Все это было не очень весело, и я понял, что надо обороняться, а лучший способ защиты — это нападение. И я решил ответить Данилову. Конечно, пришлось спуститься с высот науки на тот ринг, где помахивал своими боксерскими перчатками министр просвещения. Я написал большое письмо в редколлегию журнала «Коммунист», опровергая пункт за пунктом обвинения Данилова; доказывал, что настоящие антимарксистские положения высказывает он, а не я. Такой ход всегда возможен, потому что марксизм «умеет много гитик», можно сослаться на самые противоположные высказывания и тезисы. И вообще, не нужно передергивать, чтобы показать, что марксизм, несмотря на увлечение Маркса социологией и экономикой, все-таки предполагает историческое развитие и, более того, кладет его в основу своего учения, что антропологический подход, учитывающий человека и его эмоциональный мир, не был чужд Марксу, во всяком случае, на ранних стадиях его творчества. И я утверждал, что Данилов, следовательно, трактует Маркса односторонне, упрощая его в худших сталинистских традициях. Поскольку я не питал никаких надежд на то, что в «Коммунисте» позитивно отреагируют на мое письмо, я послал копии в редакцию журнала «Вопросы философии» и работникам ЦК партии, которые числились руководителями идеологического фронта.
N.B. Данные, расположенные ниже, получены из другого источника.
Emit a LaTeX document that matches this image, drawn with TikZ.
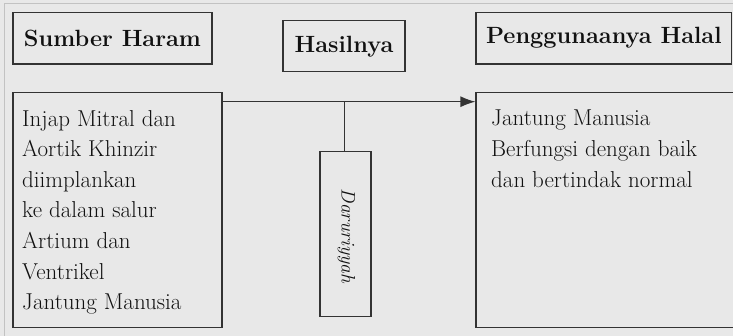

Наступает лето, угроза увольнения начинает реализовываться, у нас с 1957 года ребенок, так что лишиться работы означало для меня немалую беду. Да и вообще — надо сопротивляться, надо показывать зубы.
Пришел ответ из редакции «Коммуниста»: мы получили ваше письмо, редакция по — прежнему придерживается взглядов, изложенных Даниловым, и не считает возможным развертывать дискуссию на страницах нашего журнала. Я размышляю над тем, куда же мне податься, чтобы как-то существовать.
«История историка» (1973 год):
«…B один прекрасный августовский день начались события, совершенно неожиданные и не вполне объяснимые и поныне. Вероятно, в высоких сферах это обыденное явление, но я-то прикоснулся к внешнему кругу эмпирея впервые […].
В тот день я случайно приехал в Москву с дачи. Телефонный звонок. Говорит сотрудник отдела философии редакции журнала “Коммунист”:
— Мы, А. Я., по поводу вашего письма. Не могли бы вы зайти в редакцию?